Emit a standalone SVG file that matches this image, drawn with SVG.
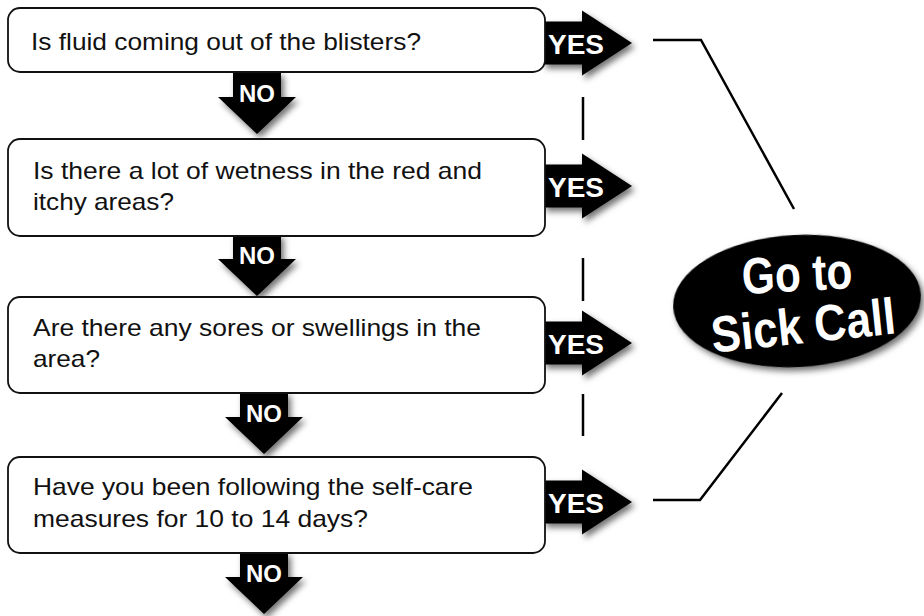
<svg xmlns="http://www.w3.org/2000/svg" width="924" height="616" viewBox="0 0 924 616">
<defs>
<filter id="sh" x="-20%" y="-20%" width="150%" height="160%">
<feDropShadow dx="3" dy="4" stdDeviation="3" flood-color="#000" flood-opacity="0.55"/>
</filter>
<path id="yes" d="M0,-21.5 H39 V-32.5 L89,0 L39,32.5 V21.5 H0 Z"/>
<path id="no" d="M-24,0 H24 V25 H39 L0,62 L-39,25 H-24 Z"/>
</defs>
<style>
.box{fill:#fff;stroke:#111;stroke-width:1.8}
.q{font-family:"Liberation Sans",Arial,sans-serif;font-size:24px;fill:#111}
.lbl{font-family:"Liberation Sans",Arial,sans-serif;font-weight:bold;fill:#fff}
.arr{fill:#000;filter:url(#sh)}
.ln{stroke:#000;stroke-width:2.5;fill:none}
</style>
<rect width="924" height="616" fill="#fff"/>
<g id="connectors">
<polyline class="ln" points="653,40 701,40 794,209"/>
<polyline class="ln" points="653,500 700,500 782,393"/>
<line class="ln" x1="583" y1="97" x2="583" y2="140"/>
<line class="ln" x1="583" y1="258" x2="583" y2="301"/>
<line class="ln" x1="583" y1="394" x2="583" y2="436"/>
<g id="yes1"><use href="#yes" class="arr" x="543" y="43"/><text class="lbl" x="548" y="54" font-size="28">YES</text></g>
<g id="yes2"><use href="#yes" class="arr" x="543" y="186"/><text class="lbl" x="548" y="197" font-size="28">YES</text></g>
<g id="yes3"><use href="#yes" class="arr" x="543" y="343"/><text class="lbl" x="548" y="354" font-size="28">YES</text></g>
<g id="yes4"><use href="#yes" class="arr" x="543" y="502"/><text class="lbl" x="548" y="513" font-size="28">YES</text></g>
<g id="no1"><use href="#no" class="arr" x="257" y="72"/><text class="lbl" x="257" y="102" font-size="24" text-anchor="middle">NO</text></g>
<g id="no2"><use href="#no" class="arr" x="257" y="234"/><text class="lbl" x="257" y="264" font-size="24" text-anchor="middle">NO</text></g>
<g id="no3"><use href="#no" class="arr" x="264" y="392"/><text class="lbl" x="264" y="422" font-size="24" text-anchor="middle">NO</text></g>
<g id="no4"><use href="#no" class="arr" x="264" y="552"/><text class="lbl" x="264" y="582" font-size="24" text-anchor="middle">NO</text></g>
</g>
<g id="q1">
<rect class="box" x="8" y="8" width="537" height="64" rx="12"/>
<text class="q" x="31" y="50" textLength="390" lengthAdjust="spacingAndGlyphs">Is fluid coming out of the blisters?</text>
</g>
<g id="q2">
<rect class="box" x="8" y="139" width="537" height="97" rx="12"/>
<text class="q" x="33" y="179" textLength="449" lengthAdjust="spacingAndGlyphs">Is there a lot of wetness in the red and</text>
<text class="q" x="33" y="210" textLength="141" lengthAdjust="spacingAndGlyphs">itchy areas?</text>
</g>
<g id="q3">
<rect class="box" x="8" y="297" width="537" height="96" rx="12"/>
<text class="q" x="33" y="336" textLength="448" lengthAdjust="spacingAndGlyphs">Are there any sores or swellings in the</text>
<text class="q" x="33" y="367" textLength="67" lengthAdjust="spacingAndGlyphs">area?</text>
</g>
<g id="q4">
<rect class="box" x="8" y="457" width="537" height="96" rx="12"/>
<text class="q" x="33" y="495" textLength="440" lengthAdjust="spacingAndGlyphs">Have you been following the self-care</text>
<text class="q" x="33" y="527" textLength="335" lengthAdjust="spacingAndGlyphs">measures for 10 to 14 days?</text>
</g>
<g id="sickcall">
<ellipse cx="797" cy="301" rx="124" ry="66" transform="rotate(-3 797 301)" fill="#000" filter="url(#sh)"/>
<text class="lbl" font-size="51" text-anchor="middle" transform="translate(798,291) rotate(-3) scale(0.83,1)">Go to</text>
<text class="lbl" font-size="51" text-anchor="middle" transform="translate(805,343) rotate(-6) scale(0.87,1)">Sick Call</text>
</g>
</svg>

+++++

Without the pictures, copy the material exactly as given.

§ **ANSWER BELOW**:
Emit a standalone SVG file that matches this image, drawn with SVG.
<svg xmlns="http://www.w3.org/2000/svg" width="924" height="616" viewBox="0 0 924 616">
<defs>
<filter id="sh" x="-20%" y="-20%" width="150%" height="160%">
<feDropShadow dx="3" dy="4" stdDeviation="3" flood-color="#000" flood-opacity="0.55"/>
</filter>
<path id="yes" d="M0,-21.5 H39 V-32.5 L89,0 L39,32.5 V21.5 H0 Z"/>
<path id="no" d="M-24,0 H24 V25 H39 L0,62 L-39,25 H-24 Z"/>
</defs>
<style>
.box{fill:#fff;stroke:#111;stroke-width:1.8}
.q{font-family:"Liberation Sans",Arial,sans-serif;font-size:24px;fill:#111}
.lbl{font-family:"Liberation Sans",Arial,sans-serif;font-weight:bold;fill:#fff}
.arr{fill:#000;filter:url(#sh)}
.ln{stroke:#000;stroke-width:2.5;fill:none}
</style>
<rect width="924" height="616" fill="#fff"/>
<g id="connectors">
<polyline class="ln" points="653,40 701,40 794,209"/>
<polyline class="ln" points="653,500 700,500 782,393"/>
<line class="ln" x1="583" y1="97" x2="583" y2="140"/>
<line class="ln" x1="583" y1="258" x2="583" y2="301"/>
<line class="ln" x1="583" y1="394" x2="583" y2="436"/>
<g id="yes1"><use href="#yes" class="arr" x="543" y="43"/><text class="lbl" x="548" y="54" font-size="28">YES</text></g>
<g id="yes2"><use href="#yes" class="arr" x="543" y="186"/><text class="lbl" x="548" y="197" font-size="28">YES</text></g>
<g id="yes3"><use href="#yes" class="arr" x="543" y="343"/><text class="lbl" x="548" y="354" font-size="28">YES</text></g>
<g id="yes4"><use href="#yes" class="arr" x="543" y="502"/><text class="lbl" x="548" y="513" font-size="28">YES</text></g>
<g id="no1"><use href="#no" class="arr" x="257" y="72"/><text class="lbl" x="257" y="102" font-size="24" text-anchor="middle">NO</text></g>
<g id="no2"><use href="#no" class="arr" x="257" y="234"/><text class="lbl" x="257" y="264" font-size="24" text-anchor="middle">NO</text></g>
<g id="no3"><use href="#no" class="arr" x="264" y="392"/><text class="lbl" x="264" y="422" font-size="24" text-anchor="middle">NO</text></g>
<g id="no4"><use href="#no" class="arr" x="264" y="552"/><text class="lbl" x="264" y="582" font-size="24" text-anchor="middle">NO</text></g>
</g>
<g id="q1">
<rect class="box" x="8" y="8" width="537" height="64" rx="12"/>
<text class="q" x="31" y="50" textLength="390" lengthAdjust="spacingAndGlyphs">Is fluid coming out of the blisters?</text>
</g>
<g id="q2">
<rect class="box" x="8" y="139" width="537" height="97" rx="12"/>
<text class="q" x="33" y="179" textLength="449" lengthAdjust="spacingAndGlyphs">Is there a lot of wetness in the red and</text>
<text class="q" x="33" y="210" textLength="141" lengthAdjust="spacingAndGlyphs">itchy areas?</text>
</g>
<g id="q3">
<rect class="box" x="8" y="297" width="537" height="96" rx="12"/>
<text class="q" x="33" y="336" textLength="448" lengthAdjust="spacingAndGlyphs">Are there any sores or swellings in the</text>
<text class="q" x="33" y="367" textLength="67" lengthAdjust="spacingAndGlyphs">area?</text>
</g>
<g id="q4">
<rect class="box" x="8" y="457" width="537" height="96" rx="12"/>
<text class="q" x="33" y="495" textLength="440" lengthAdjust="spacingAndGlyphs">Have you been following the self-care</text>
<text class="q" x="33" y="527" textLength="335" lengthAdjust="spacingAndGlyphs">measures for 10 to 14 days?</text>
</g>
<g id="sickcall">
<ellipse cx="797" cy="301" rx="124" ry="66" transform="rotate(-3 797 301)" fill="#000" filter="url(#sh)"/>
<text class="lbl" font-size="51" text-anchor="middle" transform="translate(798,291) rotate(-3) scale(0.83,1)">Go to</text>
<text class="lbl" font-size="51" text-anchor="middle" transform="translate(805,343) rotate(-6) scale(0.87,1)">Sick Call</text>
</g>
</svg>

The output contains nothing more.